If you have driven around Grenada County and the many communities that surround it, it’s quite possible that you’ve seen a Peacock high up in the sky.
Fortunately for one Grenada family, those sightings are not a rarity.
Walter Peacock has owned and operated Peacock’s Signs & Designs in Grenada for nearly five decades and work does not appear to be slowing down. What started out as a side job making personalized license plates to earn extra money in the early 70s, has grown into one of the county’s oldest and most successful black-owned businesses today.
From sign installation, relocation and repair for hometown restaurants, boutiques and shopping plazas to national restaurant and retail chain contracts, Peacock has done it all.
“Before I was in the sign business, I worked at Binswanger – they call it Trulite now,” the 70-year-old businessman said. “At the time that I worked out there, I was always doing little stuff for people like making personalized car tags.”
After five years on the job, the then 24-year-old Peacock was included in a company-wide layoff. With several years of experience with smaller side work, he began pondering the idea of starting his own business.
“I have always been a pretty good artist and people kept calling me for smaller stuff, so I figured that I might as well try to go ahead and get in the sign business,” Peacock recalled. “I really don’t know how it all happened. I started small and it just grew from there.”
In 1976, Peacock’s Signs opened for business.
Over the past 46 years, Peacock has strived to build up his business with hard work and dedication. Today, now located at 16394 Hwy. 8, it has grown into one of the state’s common names in the sign business.
Now, with the help of two of his sons, Walter “Winston” Peacock Jr., 33, and Fred “Wesley” Peacock, 29, there is no job too big or small for Peacock’s Signs.
“We do a good bit of subcontracting side work for out-of-town companies and we also do a good bit of local stuff such as signs and parking lot lighting repair,” Walter Sr. said. “We do just about anything that deals with signs or lighting and electrical work. Grenada has been good to us.”
However, working out of town is not unusual.
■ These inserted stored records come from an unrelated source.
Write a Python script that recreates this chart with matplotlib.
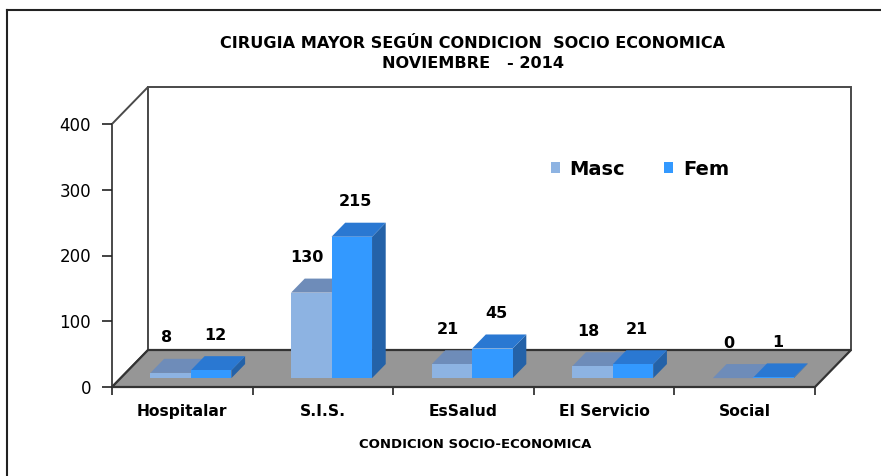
import matplotlib
matplotlib.use("Agg")
import matplotlib.pyplot as plt
from matplotlib.patches import Polygon, Patch
from matplotlib.lines import Line2D

# datos
categorias = ['Hospitalar', 'S.I.S.', 'EsSalud', 'El Servicio', 'Social']
masc = [8, 130, 21, 18, 0]
fem = [12, 215, 45, 21, 1]
series = ['Masc', 'Fem']
y_ticks = [0, 100, 200, 300, 400]

# colores: frente, arriba, lado
col_masc = ('#8DB3E2', '#6E8CB9', '#5A7AA8')
col_fem = ('#3399FF', '#2A78D2', '#2462A8')

W, H = 881, 476
fig = plt.figure(figsize=(W / 100, H / 100), dpi=100)
ax = fig.add_axes([112 / W, (H - 387) / H, (815 - 112) / W, (387 - 124) / H])
ax.set_xlim(-0.5, len(categorias) - 0.5)
ax.set_ylim(0, 400)
for s in ax.spines.values():
    s.set_visible(False)
ax.patch.set_visible(False)

# profundidad 3D en unidades de datos
ddx = 36 / (703 / len(categorias))
ddy = 37 / (263 / 400)
x_left, x_right = -0.5, len(categorias) - 0.5
edge = '#4a4a4a'

# paredes y piso
ax.add_patch(Polygon([(x_left, 0), (x_left, 400), (x_left + ddx, 400 + ddy), (x_left + ddx, ddy)],
                     closed=True, fc='white', ec=edge, lw=1.4, clip_on=False, zorder=1))
ax.add_patch(Polygon([(x_left + ddx, ddy), (x_left + ddx, 400 + ddy), (x_right + ddx, 400 + ddy), (x_right + ddx, ddy)],
                     closed=True, fc='white', ec=edge, lw=1.4, clip_on=False, zorder=1))
ax.add_patch(Polygon([(x_left, 0), (x_right, 0), (x_right + ddx, ddy), (x_left + ddx, ddy)],
                     closed=True, fc='#969696', ec='#333333', lw=1.6, clip_on=False, zorder=2))

# barras 3D
bw = 0.288
f0, f1 = 0.24, 0.62
sx0, sy0 = f0 * ddx, f0 * ddy
sx1, sy1 = f1 * ddx, f1 * ddy
for i in range(len(categorias)):
    for j, (vals, cols) in enumerate([(masc, col_masc), (fem, col_fem)]):
        v = vals[i]
        x0 = i - bw + j * bw
        front = [(x0 + sx0, sy0), (x0 + bw + sx0, sy0), (x0 + bw + sx0, v + sy0), (x0 + sx0, v + sy0)]
        top = [(x0 + sx0, v + sy0), (x0 + bw + sx0, v + sy0), (x0 + bw + sx1, v + sy1), (x0 + sx1, v + sy1)]
        side = [(x0 + bw + sx0, sy0), (x0 + bw + sx0, v + sy0), (x0 + bw + sx1, v + sy1), (x0 + bw + sx1, sy1)]
        ax.add_patch(Polygon(side, closed=True, fc=cols[2], ec='none', clip_on=False, zorder=3))
        ax.add_patch(Polygon(top, closed=True, fc=cols[1], ec='none', clip_on=False, zorder=3))
        ax.add_patch(Polygon(front, closed=True, fc=cols[0], ec='none', clip_on=False, zorder=3))
        ax.annotate(str(v), xy=(x0 + bw / 2 + sx0, v + sy1), xytext=(-4 if j == 0 else 4, 21),
                    textcoords='offset pixels', ha='center', va='center', fontsize=11.5,
                    fontweight='bold', zorder=5)

# ejes
ax.set_yticks(y_ticks)
ax.set_yticklabels([str(t) for t in y_ticks], fontsize=12)
ax.tick_params(axis='y', length=7, width=1.2, pad=8, color='#222222')
ax.set_xticks(range(len(categorias)))
ax.set_xticklabels(categorias, fontsize=11.2, fontweight='bold')
ax.set_xticks([k - 0.5 for k in range(len(categorias) + 1)], minor=True)
ax.tick_params(axis='x', which='major', length=0, pad=12)
ax.tick_params(axis='x', which='minor', length=6, width=1.2, color='#222222')

# leyenda
handles = [Patch(fc=col_masc[0], ec='none'), Patch(fc=col_fem[0], ec='none')]
fig.legend(handles, series, loc='center left', bbox_to_anchor=(551 / W, 1 - 169 / H), ncol=2,
           frameon=False, prop={'size': 14, 'weight': 'bold'}, handlelength=0.46, handleheight=0.55,
           handletextpad=0.5, columnspacing=2.0, borderaxespad=0, borderpad=0)

# titulo
fig.text(473 / W, 1 - 44 / H, 'CIRUGIA MAYOR SEGÚN CONDICION  SOCIO ECONOMICA', ha='center', va='center',
         fontsize=11.6, fontweight='bold')
fig.text(473 / W, 1 - 64 / H, 'NOVIEMBRE   - 2014', ha='center', va='center', fontsize=11.6, fontweight='bold')
fig.text(475 / W, 1 - 445 / H, 'CONDICION SOCIO-ECONOMICA', ha='center', va='center', fontsize=9.5,
         fontweight='bold')

# marco exterior
fig.add_artist(Line2D([7 / W, 7 / W], [0, 1 - 10 / H], color='#222222', lw=1.5))
fig.add_artist(Line2D([7 / W, 1], [1 - 10 / H, 1 - 10 / H], color='#222222', lw=1.5))

fig.savefig('out.png', dpi=100)
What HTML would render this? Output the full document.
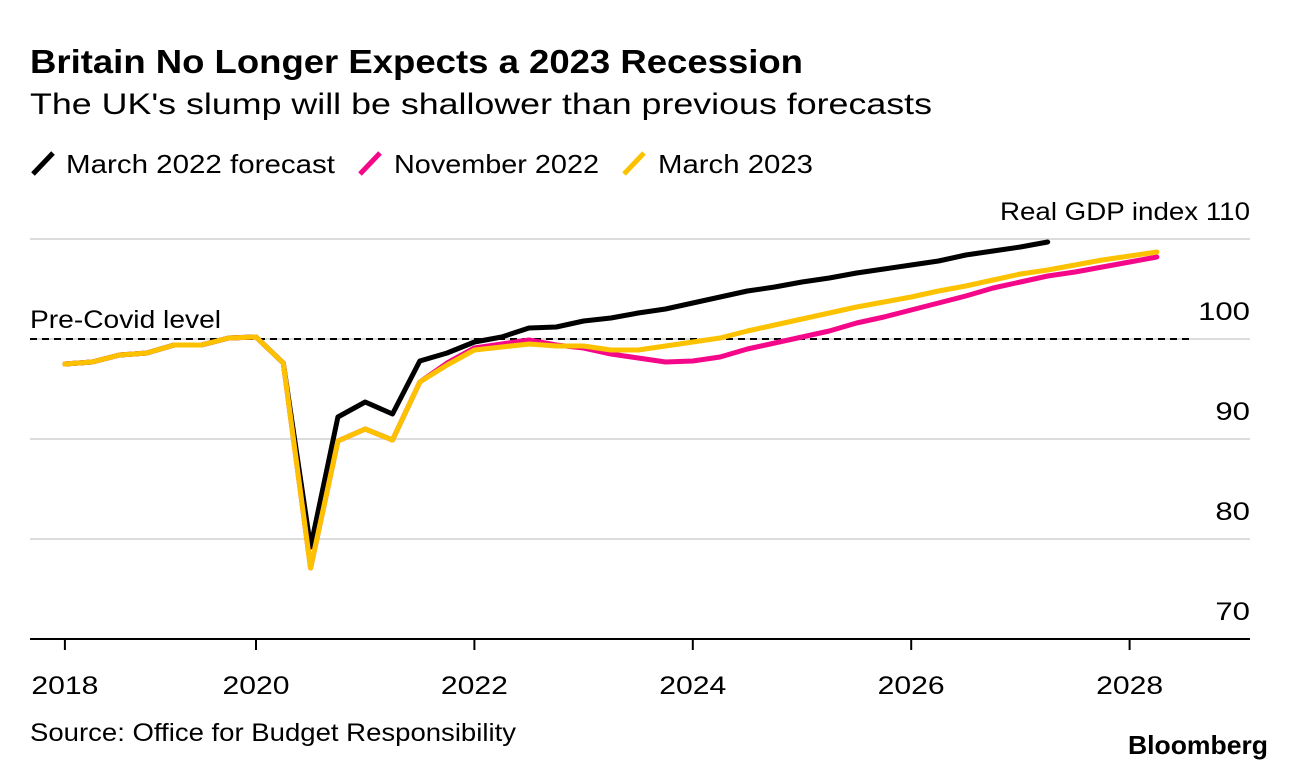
<!DOCTYPE html>
<html><head><meta charset="utf-8">
<style>
body{margin:0;background:#fff;}
svg text{font-family:"Liberation Sans",sans-serif;fill:#000;}
</style></head>
<body>
<svg width="1296" height="772" viewBox="0 0 1296 772" xmlns="http://www.w3.org/2000/svg">
<text x="30" y="73" font-size="33" font-weight="bold" textLength="773" lengthAdjust="spacingAndGlyphs">Britain No Longer Expects a 2023 Recession</text>
<text x="30" y="114" font-size="30" textLength="902" lengthAdjust="spacingAndGlyphs">The UK's slump will be shallower than previous forecasts</text>
<g>
  <line x1="33" y1="174" x2="53" y2="153" stroke="#000" stroke-width="5"/>
  <text x="66" y="173" font-size="26" textLength="269" lengthAdjust="spacingAndGlyphs">March 2022 forecast</text>
  <line x1="360" y1="174" x2="380" y2="153" stroke="#f5078a" stroke-width="5"/>
  <text x="394" y="173" font-size="26" textLength="205" lengthAdjust="spacingAndGlyphs">November 2022</text>
  <line x1="624" y1="174" x2="644" y2="153" stroke="#fcc200" stroke-width="5"/>
  <text x="658" y="173" font-size="26" textLength="155" lengthAdjust="spacingAndGlyphs">March 2023</text>
</g>
<g id="grid"></g>
<g id="series"></g>
<g id="xaxis"></g>
<text x="1000" y="220" font-size="25" textLength="250" lengthAdjust="spacingAndGlyphs">Real GDP index 110</text>
<text x="30" y="328" font-size="25" textLength="191" lengthAdjust="spacingAndGlyphs">Pre-Covid level</text>
<text x="30" y="741" font-size="25" textLength="486" lengthAdjust="spacingAndGlyphs">Source: Office for Budget Responsibility</text>
<text x="1128" y="754" font-size="26" font-weight="bold" textLength="140" lengthAdjust="spacingAndGlyphs">Bloomberg</text>
</svg>
<script>
const startDate = 2018.25;
const march2022 = [97.5,97.7,98.4,98.6,99.4,99.4,100.1,100.2,97.6,79.2,92.2,93.7,92.5,97.8,98.6,99.7,100.2,101.1,101.2,101.8,102.1,102.6,103.0,103.6,104.2,104.8,105.2,105.7,106.1,106.6,107.0,107.4,107.8,108.4,108.8,109.2,109.7];
const november2022 = [97.5,97.7,98.4,98.6,99.4,99.4,100.1,100.2,97.6,77.1,89.8,91.0,89.9,95.7,97.6,99.1,99.5,99.9,99.4,99.1,98.5,98.1,97.7,97.8,98.2,99.0,99.6,100.2,100.8,101.6,102.2,102.9,103.6,104.3,105.1,105.7,106.3,106.7,107.2,107.7,108.2];
const march2023 = [97.5,97.7,98.4,98.6,99.4,99.4,100.1,100.2,97.6,77.1,89.8,91.0,89.9,95.7,97.4,98.9,99.2,99.5,99.3,99.3,98.9,98.9,99.3,99.7,100.1,100.8,101.4,102.0,102.6,103.2,103.7,104.2,104.8,105.3,105.9,106.5,106.9,107.4,107.9,108.3,108.7];
const yTicks = [110,100,90,80,70];
const yTickLabels = ["","100","90","80","70"];
const xTickDates = [2018.25,2020,2022,2024,2026,2028];
const xTickLabels = ["2018","2020","2022","2024","2026","2028"];
const preCovid = 100;

const NS="http://www.w3.org/2000/svg";
function x(t){return 256+(t-2020)*109.2;}
function y(v){return 339-(v-100)*10;}
function mk(tag,attrs,parent){const e=document.createElementNS(NS,tag);for(const k in attrs)e.setAttribute(k,attrs[k]);parent.appendChild(e);return e;}
const grid=document.getElementById('grid'),series=document.getElementById('series'),xa=document.getElementById('xaxis');
yTicks.forEach((v,i)=>{
  if(v!==yTicks[yTicks.length-1]){
    const l=mk('line',{x1:30,x2:1250,y1:y(v),y2:y(v),stroke:'#dcdcdc','stroke-width':2},grid);
    
    
  }
  if(yTickLabels[i]){
    const t=mk('text',{x:1250,y:y(v)-19,'font-size':25,'text-anchor':'end',textLength:yTickLabels[i].length*17.3,lengthAdjust:'spacingAndGlyphs'},grid);
    t.textContent=yTickLabels[i];
    
    
  }
});
const dl=mk('line',{x1:30,x2:1190,y1:y(preCovid),y2:y(preCovid),stroke:'#000','stroke-width':2,'stroke-dasharray':'7,5'},grid);


const ax=mk('line',{x1:30,x2:1250,y1:y(70),y2:y(70),stroke:'#000','stroke-width':2},xa);


xTickDates.forEach((d,i)=>{
  const tk=mk('line',{x1:x(d),x2:x(d),y1:y(70),y2:y(70)+11,stroke:'#000','stroke-width':2},xa);
  
  
  const t=mk('text',{x:x(d),y:y(70)+55,'font-size':25,'text-anchor':'middle',textLength:67,lengthAdjust:'spacingAndGlyphs'},xa);
  t.textContent=xTickLabels[i];
  
  
});
function draw(vals,color,name){
  const pts=vals.map((v,i)=>x(startDate+i*0.25).toFixed(1)+','+y(v).toFixed(1)).join(' ');
  const p=mk('polyline',{points:pts,fill:'none',stroke:color,'stroke-width':5,'stroke-linejoin':'round','stroke-linecap':'round'},series);
  
  
}
draw(march2022,'#000','line-march-2022');
draw(november2022,'#f5078a','line-november-2022');
draw(march2023,'#fcc200','line-march-2023');
</script>
</body></html>
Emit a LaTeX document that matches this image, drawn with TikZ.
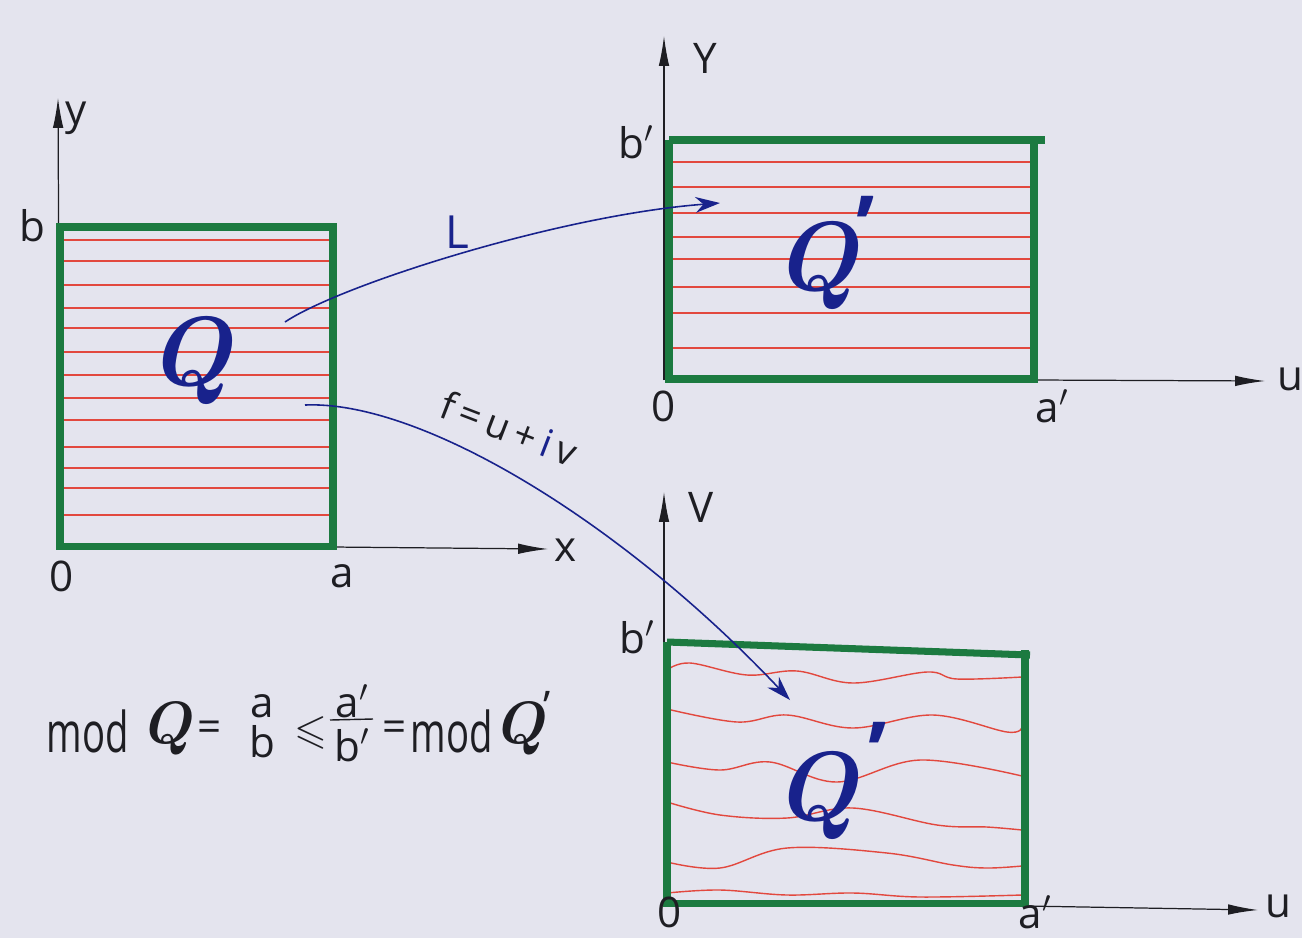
\documentclass[tikz,border=0pt]{standalone}
\usepackage{amssymb}
\usepackage{fontspec}
\setsansfont{Open Sans}
\usetikzlibrary{arrows.meta}
\definecolor{paper}{RGB}{228,228,238}
\definecolor{mgreen}{RGB}{28,122,64}
\definecolor{mred}{RGB}{226,72,62}
\definecolor{mblue}{RGB}{24,34,140}
\definecolor{ink}{RGB}{30,30,35}
\tikzset{
  frame/.style={draw=mgreen, line width=4pt, line join=miter},
  hatch/.style={draw=mred, line width=0.8pt},
  axis/.style={draw=ink, line width=0.7pt, -{Latex[length=17pt,width=6pt]}},
  lbl/.style={font=\sffamily\fontsize{24}{28}\selectfont, text=ink, inner sep=0pt},
  bigq/.style={font=\rmfamily\bfseries\itshape\fontsize{56}{60}\selectfont, text=mblue, inner sep=0pt},
  qprime/.style={font=\sffamily\bfseries\fontsize{48}{50}\selectfont, text=mblue, inner sep=0pt},
  mapar/.style={draw=mblue, line width=0.9pt, -{Stealth[length=14pt,width=9pt]}},
  frm/.style={font=\sffamily\fontsize{24}{28}\selectfont, text=ink, inner sep=0pt},
  frmq/.style={font=\rmfamily\bfseries\itshape\fontsize{34}{38}\selectfont, text=ink, inner sep=0pt},
}
\newcommand{\narrow}[1]{\scalebox{0.68}[1]{#1}}
\begin{document}
\begin{tikzpicture}[x=0.02cm, y=-0.02cm]
\fill[paper] (0,0) rectangle (1302,938);
\useasboundingbox (0,0) rectangle (1302,938);

% ---------- left rectangle Q ----------
\coordinate (O1) at (60,546);
\foreach \yy in {240,261,285,308,328,352,375,398,420,447,468,488,515}
  \draw[hatch] (62,\yy) -- (332,\yy);
\draw[axis] (O1) -- (58,98) coordinate (ytip);
\draw[axis] (333,547) -- (548,549) coordinate (xtip);
\draw[frame] (60,227) rectangle (333,546);
\node[lbl] (ly) at (76,118) {y};
\node[lbl] (lb) at (32,226) {b};
\node[lbl] (l0a) at (62,576) {0};
\node[lbl] (la) at (342,576) {a};
\node[lbl] (lx) at (566,550) {x};
\node[bigq] (Q) at (190,360) {Q};

% ---------- top right rectangle Q' ----------
\foreach \yy in {162,187,213,237,259,287,313,348}
  \draw[hatch] (668,\yy) -- (1035,\yy);
\draw[axis] (664,380) -- (664,36);
\draw[axis] (1035,380) -- (1265,381);
\draw[frame] (669,140) -- (1045,140);
\draw[frame] (669,140) -- (669,379) -- (1034,379) -- (1034,140);
\node[lbl] (lY) at (705,58) {Y};
\node[lbl] (lb2) at (636,142) {b$'$};
\node[lbl] (l0b) at (664,406) {0};
\node[lbl] (la2) at (1052,406) {a$'$};
\node[lbl] (lu1) at (1290,379) {u};
\node[bigq] (Q1) at (816,265) {Q};
\node[qprime] (Q1p) at (866,226) {\symbol{"27}};

% ---------- bottom right rectangle Q' ----------
\draw[hatch] plot[smooth, tension=0.6] coordinates {(667,670) (690,663) (747,675) (797,671) (853,683) (927,672) (957,679) (1022,677)};
\draw[hatch] plot[smooth, tension=0.6] coordinates {(667,709) (737,722) (787,715) (853,728) (933,715) (1007,732) (1022,727)};
\draw[hatch] plot[smooth, tension=0.6] coordinates {(667,762) (720,770) (770,762) (837,782) (920,760) (1022,776)};
\draw[hatch] plot[smooth, tension=0.6] coordinates {(667,802) (720,815) (787,818) (853,808) (937,825) (987,827) (1022,830)};
\draw[hatch] plot[smooth, tension=0.6] coordinates {(667,862) (720,868) (787,848) (887,853) (953,865) (987,868) (1022,866)};
\draw[hatch] plot[smooth, tension=0.6] coordinates {(667,893) (720,890) (787,895) (853,893) (920,897) (1022,895)};
\draw[axis] (664,903) -- (664,492);
\draw[axis] (1026,906) -- (1258,910);
\draw[frame] (667,642) -- (1030,655);
\draw[frame] (667,642) -- (667,903) -- (1025,903) -- (1025,650);
\node[lbl] (lV) at (701,507) {V};
\node[lbl] (lb3) at (637,637) {b$'$};
\node[lbl] (l0c) at (670,912) {0};
\node[lbl] (la3) at (1035,912) {a$'$};
\node[lbl] (lu2) at (1278,906) {u};
\node[bigq] (Q2) at (816,795) {Q};
\node[qprime] (Q2p) at (878,752) {\symbol{"27}};

% ---------- mapping arrows ----------
\coordinate (Ls) at (285,322);
\coordinate (Le) at (720,203);
\draw[mapar] (Ls) .. controls (340,285) and (560,215) .. (Le);
\node[font=\sffamily\fontsize{26}{30}\selectfont, text=mblue, inner sep=0pt] (lL) at (457,232) {L};
\coordinate (Fs) at (305,405);
\coordinate (Fe) at (790,700);
\draw[mapar] (Fs) .. controls (420,400) and (620,520) .. (Fe);
\node[font=\sffamily\fontsize{22}{26}\selectfont, text=ink, inner sep=0pt, rotate=-21] (lf) at (509,428) {f\,=\,u\,+\,\textcolor{mblue}{i}\,v};

% ---------- formula ----------
\node[frm, font=\sffamily\fontsize{32}{36}\selectfont] (mod1) at (88,731) {\narrow{mod}};
\node[frmq] (fQ) at (166,728) {Q};
\node[frm] (eq1) at (210,731) {=};
\node[frm] (fa) at (262,706) {a};
\node[frm] (fb) at (262,742) {b};
\node[font=\fontsize{24}{28}\selectfont, text=ink, inner sep=0pt] (le) at (311,733) {$\leqslant$};
\node[frm] (fa2) at (352,701) {a$'$};
\draw[ink, line width=0.8pt] (330,720) -- (373,719);
\node[frm] (fb2) at (352,745) {b$'$};
\node[frm] (eq2) at (395,731) {=};
\node[frm, font=\sffamily\fontsize{32}{36}\selectfont] (mod2) at (452,731) {\narrow{mod}};
\node[frmq] (fQ2) at (519,728) {Q};
\node[font=\sffamily\fontsize{24}{28}\selectfont, text=ink, inner sep=0pt] (fQ2p) at (547,706) {\symbol{"27}};
\end{tikzpicture}
\end{document}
“There are a lot of smaller towns that don’t have any sign companies at all like Winona, Calhoun City and Bruce,” Walter Sr. said.
The Peacock patriarch said that working with his sons is a lesson of give and take. Some days the trio doesn’t agree, but at the end of the day, they are always Peacocks.
“Overall it’s good,” Walter said of working with his sons. “Usually there is a pair of us doing something and the other one is on his own.”
Winston is the first to admit that when he first started working with his father, he was wrong most of the time.
“When I first started out, I was a lot younger and I thought it was a lot more difficult then because I was more hard-headed and didn’t know much,” he said. “Now that I’m older and have more experience, it’s a lot easier to work with him and it’s a lot more fun.”
Wesley agrees that the elder Peacock has the wisdom and leads them in the right direction.
“It’s fun, but just like anything else, you know, being with your family, when you have differences and stuff, it’s easier to get over it most times,” he said. “Being a younger person and working with somebody more mature and older than you, there’s going to be some conflict. The thing I can always say when I look back on it, he was right most of the time.”
As for making him proud: “That’s all we know how to do,” Winston said.
Walter Sr. continues to work today, but is slowly taking steps back to hand the business off to his sons. Keeping the legacy alive and making their father proud is No. 1 on their to-do list.
“I may be a little optimistic, but the way I look at it – see, when he started, there was only one of him – with both of us taking it just as serious as he did at that time, we can branch out and do two different things on the same day, which he couldn’t really do,” Wesley said.
Walter Sr. considers himself semi-retired today, but admitted that he still loves what he is doing.
“If I didn’t, I wouldn’t be doing it,” he concluded. “What keeps me going is trying to make sure these boys of mine are comfortable with handling the job and I think they are now. As far as I’m concerned, they’ve already taken over. I’m kind of a helper with them now.”